Other progressive politicians and feminist associations followed suit, demanding the immediate removal of the pro-life display. Local libertarian group Aurelio in Comune had already been authorized to rally "against the religious integralism that is attacking the law" on April 7, but the poster was removed before that.
ProVita Onlus is appealing the decision, a difficult task, as the association has not received any official communication. Alessandro Fiore, spokesperson for ProVita, explained to Il Foglio: "We tried to get in touch with authorities to get an official written communication with their motivations. They've only officially warned the company responsible for managing the billboard" (the warning claimed a "violation of civil rights").
This isn't over. The baby will be back, everywhere, even if I have to sell my own house for this.

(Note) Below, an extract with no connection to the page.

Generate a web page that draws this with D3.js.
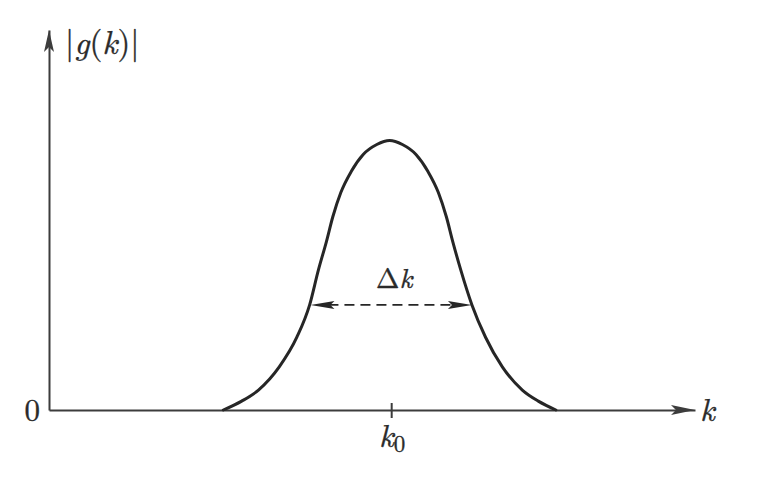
<!DOCTYPE html>
<html>
<head>
<meta charset="utf-8">
<script src="https://cdn.jsdelivr.net/npm/d3@7"></script>
<style>
  html, body { margin: 0; padding: 0; background: #ffffff; }
  svg { display: block; }
</style>
</head>
<body>
<svg id="chart" width="779" height="484"></svg>
<script>
const kValues = [-2.10, -1.87, -1.66, -1.40, -1.18, -1.02, -0.91, -0.81, -0.73, -0.63, -0.50, -0.35, -0.18, -0.02,
                 0.14, 0.31, 0.46, 0.59, 0.69, 0.77, 0.87, 1.01, 1.18, 1.39, 1.64, 1.84, 2.06];
const gValues = [0, 0.033, 0.074, 0.16, 0.27, 0.39, 0.52, 0.625, 0.717, 0.807, 0.885, 0.948, 0.985, 1.0,
                 0.985, 0.948, 0.885, 0.807, 0.717, 0.625, 0.52, 0.39, 0.27, 0.16, 0.074, 0.033, 0];
const kDomain = [-4.28, 3.8];
const gDomain = [0, 1.41];
const k0Tick = [0];
const yTick = [0];
const deltaKEnds = [-1.01, 1.01];
const halfLevel = 0.39;
const labels = { x: "k", k0: "k", k0sub: "0", delta: "Δk" };

// ---- layout ----
const FONT = '"Latin Modern Roman", "Liberation Serif", serif';
const svg = d3.select("#chart");
const x = d3.scaleLinear().domain(kDomain).range([49, 695]);
const y = d3.scaleLinear().domain(gDomain).range([410, 30]);
const axisColor = "#3c3c3c";
const inkColor = "#262626";
const textColor = "#2a2a2a";

function styleText(sel, size) {
  return sel.style("font-family", FONT).style("font-size", size + "px")
    .style("fill", textColor).style("stroke", textColor).style("stroke-width", "0.35px");
}

svg.append("rect").attr("width", 779).attr("height", 484).attr("fill", "#ffffff");

// x axis with one tick at k0
const gx = svg.append("g").attr("transform", `translate(0,${y(0)})`)
  .call(d3.axisBottom(x).tickValues(k0Tick).tickSize(8).tickSizeOuter(0).tickFormat(() => ""));
gx.select(".domain").attr("stroke", axisColor).attr("stroke-width", 2);
gx.selectAll(".tick line").attr("stroke", axisColor).attr("stroke-width", 2).attr("y1", -7).attr("y2", 8);

// y axis with the "0" tick label
const gy = svg.append("g").attr("transform", `translate(${x(kDomain[0])},0)`)
  .call(d3.axisLeft(y).tickValues(yTick).tickSize(0).tickSizeOuter(0).tickPadding(9).tickFormat(d3.format("d")));
gy.select(".domain").attr("stroke", axisColor).attr("stroke-width", 2);
styleText(gy.selectAll(".tick text"), 31).attr("dy", "0.33em");

// arrow heads at the axis ends
const xTip = [x(kDomain[1]), y(0)];
svg.append("path")
  .attr("d", `M${xTip[0]},${xTip[1]} L${xTip[0]-24},${xTip[1]-5} L${xTip[0]-19},${xTip[1]} L${xTip[0]-24},${xTip[1]+5} Z`)
  .attr("fill", axisColor);
const yTip = [x(kDomain[0]), y(gDomain[1])];
svg.append("path")
  .attr("d", `M${yTip[0]},${yTip[1]} L${yTip[0]-5},${yTip[1]+22} L${yTip[0]},${yTip[1]+17} L${yTip[0]+5},${yTip[1]+22} Z`)
  .attr("fill", axisColor);

// the curve
const line = d3.line().x((d, i) => x(kValues[i])).y(d => y(d)).curve(d3.curveMonotoneX);
svg.append("path").datum(gValues).attr("d", line)
  .attr("fill", "none").attr("stroke", inkColor).attr("stroke-width", 3).attr("stroke-linecap", "round");

// dashed Δk marker with arrowheads
const yh = y(halfLevel);
const xl = x(deltaKEnds[0]), xr = x(deltaKEnds[1]);
svg.append("line").attr("x1", xl + 18).attr("x2", xr - 18).attr("y1", yh).attr("y2", yh)
  .attr("stroke", inkColor).attr("stroke-width", 1.6).attr("stroke-dasharray", "10,6");
svg.append("path")
  .attr("d", `M${xl},${yh} L${xl+24},${yh-4} L${xl+20},${yh} L${xl+24},${yh+4} Z`).attr("fill", inkColor);
svg.append("path")
  .attr("d", `M${xr},${yh} L${xr-24},${yh-4} L${xr-20},${yh} L${xr-24},${yh+4} Z`).attr("fill", inkColor);

// Δk label
const dl = styleText(svg.append("text"), 28).attr("x", (xl + xr) / 2 + 3).attr("y", yh - 17)
  .attr("text-anchor", "middle");
dl.append("tspan").text(labels.delta[0]);
dl.append("tspan").style("font-style", "italic").text(labels.delta.slice(1));

// y label |g(k)|
const yl = styleText(svg.append("text"), 33).attr("x", x(kDomain[0]) + 16).attr("y", 54);
yl.append("tspan").text("|");
yl.append("tspan").style("font-style", "italic").text("g");
yl.append("tspan").text("(");
yl.append("tspan").style("font-style", "italic").text("k");
yl.append("tspan").text(")");
yl.append("tspan").text("|");

// x label k
styleText(svg.append("text"), 32).attr("x", x(kDomain[1]) + 5).attr("y", y(0) + 11)
  .style("font-style", "italic").text(labels.x);

// k0 label
const kl = styleText(svg.append("text"), 32).attr("x", x(k0Tick[0]) + 1).attr("y", y(0) + 37)
  .attr("text-anchor", "middle");
kl.append("tspan").style("font-style", "italic").text(labels.k0);
kl.append("tspan").style("font-size", "23px").attr("dy", 5).text(labels.k0sub);
</script>
</body>
</html>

Fiore also revealed that the campaign is going to be intensified in May, and that the image of the baby in the womb will definitely come back. This was confirmed by Toni Brandi, president of ProVita Onlus: "This isn't over. The baby will be back, everywhere, even if I have to sell my own house for this. We will protest in many ways, in the name of reason and common sense."
As for the censorship, Brandi added that "this was an unacceptable violation of freedom of speech. ... The company responsible for the billboard took down a fully paid, licensed poster, out of fear, like in a Nazi-Soviet State."
"This baby ... is so powerful that they must hide him," Brandi said.
All these attacks (from LGBT news portals to comparisons to Hitler on Twitter) prompted ProVita Onlus to initiate a campaign on social media to make people aware of the censorship it has suffered. The response has been immediate, especially among politicians. Georgia Meloni (from the "Brothers of Italy" party) declared: "If they are going to remove the picture from our roads, then we'll post it all over social media."
Monica Ciaburro (also from "Brothers of Italy") stated: "How is it possible that someone is so disturbed by a baby in the womb?"
Simone Pillon, recently elected senator with the Northern League and one of the original founders of committee Difendiamo I nostri Figli (which organizes the largest pro-life, pro-family rallies in Italy), even summoned a press conference in the Senate in order "to bring to the debate the physical and psychological repercussions of abortion on women."
And Marco Franzoni, mayor of the town of Cerea, offered to host the censored poster in his town, proclaiming he'd be "very proud to stand up for the right to life."
On Saturday, more than a hundred pro-life activists joined the sit-in to protest the censorship. The peaceful event, put together by ProVita Onlus, was initially denied in two locations before finally being authorized to rally farther away from Rome's City Hall.